[GIVEN RECORDS]

————

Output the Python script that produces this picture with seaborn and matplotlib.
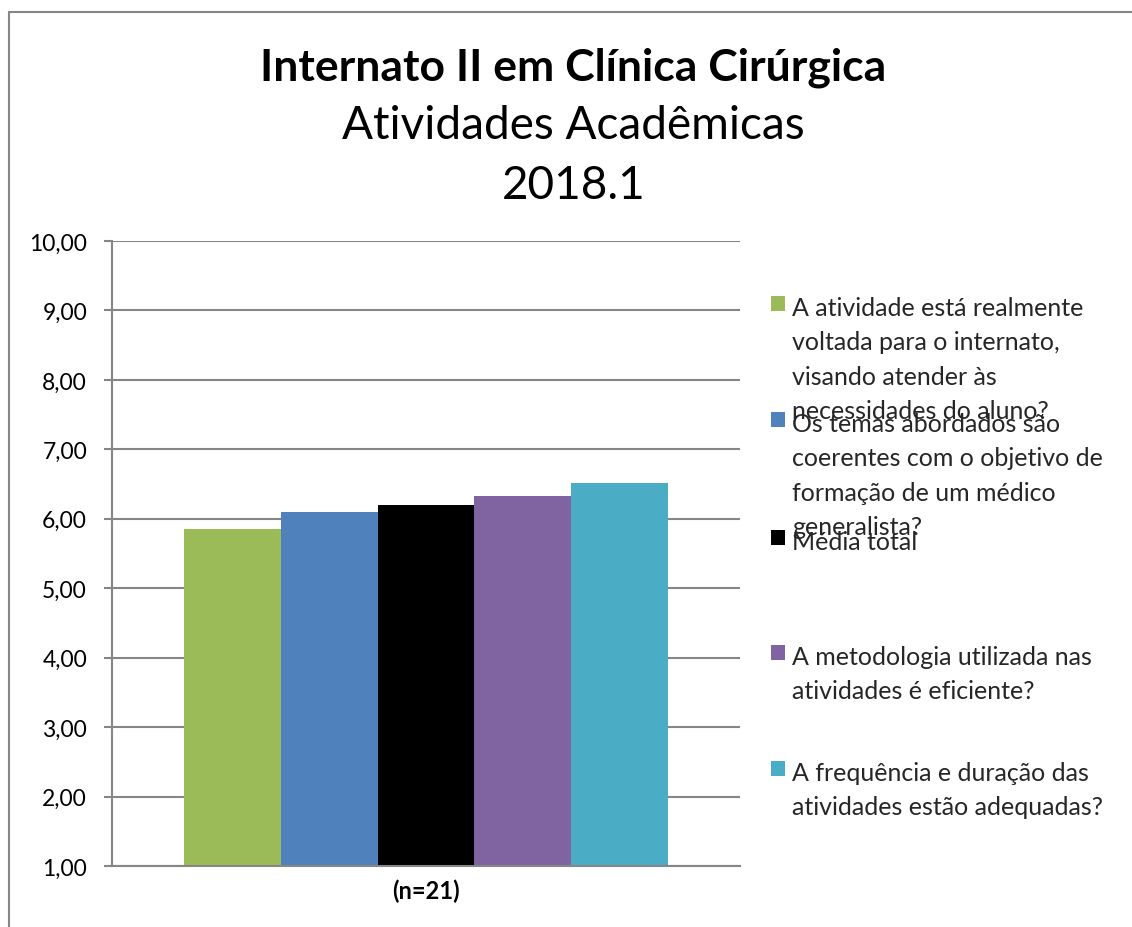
import matplotlib
matplotlib.use("Agg")
import matplotlib.pyplot as plt
import seaborn as sns
import pandas as pd
from matplotlib.patches import Rectangle
from matplotlib.legend import Legend

# ---- data ----
group_label = "(n=21)"
series_labels = [
    "A atividade está realmente\nvoltada para o internato,\nvisando atender às\nnecessidades do aluno?",
    "Os temas abordados são\ncoerentes com o objetivo de\nformação de um médico\ngeneralista?",
    "Média total",
    "A metodologia utilizada nas\natividades é eficiente?",
    "A frequência e duração das\natividades estão adequadas?",
]
series_values = [5.86, 6.10, 6.20, 6.33, 6.52]
series_colors = ["#9BBB59", "#4F81BD", "#000000", "#8064A2", "#4BACC6"]
y_ticks = [1, 2, 3, 4, 5, 6, 7, 8, 9, 10]
title_lines = ["Internato II em Clínica Cirúrgica", "Atividades Acadêmicas", "2018.1"]

df = pd.DataFrame({"grupo": [group_label] * len(series_values),
                   "serie": series_labels,
                   "valor": series_values})

sns.set_theme(style="white")
FONT = ["Lato", "DejaVu Sans"]
plt.rcParams["font.family"] = FONT

W, H = 1132, 928
fig = plt.figure(figsize=(W / 100, H / 100), dpi=100)
fig.patch.set_facecolor("white")

def fx(px):
    return px / W

def fy(py):
    return 1 - py / H

ax = fig.add_axes([fx(112), fy(867), fx(740) - fx(112), fy(242) - fy(867)])

sns.barplot(data=df, x="grupo", y="valor", hue="serie", hue_order=series_labels,
            palette=series_colors, width=0.771, gap=0, linewidth=0,
            saturation=1, ax=ax, legend=True)

ax.set_ylim(1, 10)
ax.set_xlim(-0.5, 0.5)
ax.set_yticks(y_ticks)
ax.set_yticklabels([f"{v:.2f}".replace(".", ",") for v in y_ticks], fontsize=16.5, color="black")
ax.set_xticks([0])
ax.set_xticklabels([group_label], fontsize=17, fontweight="bold", color="black")
ax.set_xlabel("")
ax.set_ylabel("")
ax.tick_params(axis="y", length=6, width=1.5, color="#868686", direction="out", pad=12, left=True)
ax.tick_params(axis="x", length=0, pad=9)
ax.grid(axis="y", color="#868686", linewidth=1.5)
ax.set_axisbelow(True)
for s in ["top", "right"]:
    ax.spines[s].set_visible(False)
for s in ["left", "bottom"]:
    ax.spines[s].set_color("#868686")
    ax.spines[s].set_linewidth(1.5)

handles, labels = ax.get_legend_handles_labels()
if ax.get_legend() is not None:
    ax.get_legend().remove()

# Legend entries, each placed separately (first line centers)
first_line_y = [308, 424, 542, 657, 773]
fs_leg = 18
for h, lab, yc in zip(handles, labels, first_line_y):
    leg = Legend(fig, [h], [lab], loc="upper left",
                 bbox_to_anchor=(fx(771), fy(yc - 11)), bbox_transform=fig.transFigure,
                 frameon=False, borderpad=0, borderaxespad=0,
                 handlelength=0.56, handleheight=0.56, handletextpad=0.28,
                 prop={"family": FONT, "size": fs_leg})
    for t in leg.get_texts():
        t.set_linespacing(1.6)
    for col in leg._legend_handle_box.get_children():
        for item in col.get_children():
            item.align = "top"
    fig.add_artist(leg)

# Titles
cx = 0.5 * (fx(262) + fx(885))
fig.text(cx, fy(68), title_lines[0], ha="center", va="center",
         fontsize=32, fontweight="bold", color="black")
fig.text(cx, fy(126), title_lines[1], ha="center", va="center",
         fontsize=33, color="black")
fig.text(cx, fy(186), title_lines[2], ha="center", va="center",
         fontsize=33, color="black")

# outer chart border (extends past the right and bottom edges)
fig.add_artist(Rectangle((fx(9), -0.1), 1.2, fy(13) + 0.1, transform=fig.transFigure,
                         fill=False, edgecolor="#868686", linewidth=1.5))

fig.savefig("out.png", dpi=100, facecolor="white")
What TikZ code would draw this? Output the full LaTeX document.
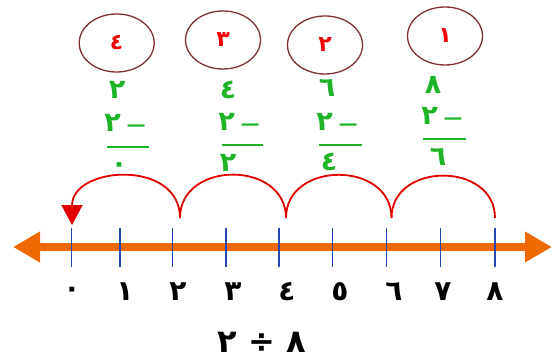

————

[DIRECTIVE] Copy exactly the lines running from the beginning of the listing through the line that has "ax = fig.add_axes([fx(112), fy(867), fx(740)". Drop the pictures.

[SOLUTION FOR THIS EXERCISE]
Output the Python script that produces this picture with seaborn and matplotlib.
import matplotlib
matplotlib.use("Agg")
import matplotlib.pyplot as plt
import seaborn as sns
import pandas as pd
from matplotlib.patches import Rectangle
from matplotlib.legend import Legend

# ---- data ----
group_label = "(n=21)"
series_labels = [
    "A atividade está realmente\nvoltada para o internato,\nvisando atender às\nnecessidades do aluno?",
    "Os temas abordados são\ncoerentes com o objetivo de\nformação de um médico\ngeneralista?",
    "Média total",
    "A metodologia utilizada nas\natividades é eficiente?",
    "A frequência e duração das\natividades estão adequadas?",
]
series_values = [5.86, 6.10, 6.20, 6.33, 6.52]
series_colors = ["#9BBB59", "#4F81BD", "#000000", "#8064A2", "#4BACC6"]
y_ticks = [1, 2, 3, 4, 5, 6, 7, 8, 9, 10]
title_lines = ["Internato II em Clínica Cirúrgica", "Atividades Acadêmicas", "2018.1"]

df = pd.DataFrame({"grupo": [group_label] * len(series_values),
                   "serie": series_labels,
                   "valor": series_values})

sns.set_theme(style="white")
FONT = ["Lato", "DejaVu Sans"]
plt.rcParams["font.family"] = FONT

W, H = 1132, 928
fig = plt.figure(figsize=(W / 100, H / 100), dpi=100)
fig.patch.set_facecolor("white")

def fx(px):
    return px / W

def fy(py):
    return 1 - py / H

ax = fig.add_axes([fx(112), fy(867), fx(740) - fx(112), fy(242) - fy(867)])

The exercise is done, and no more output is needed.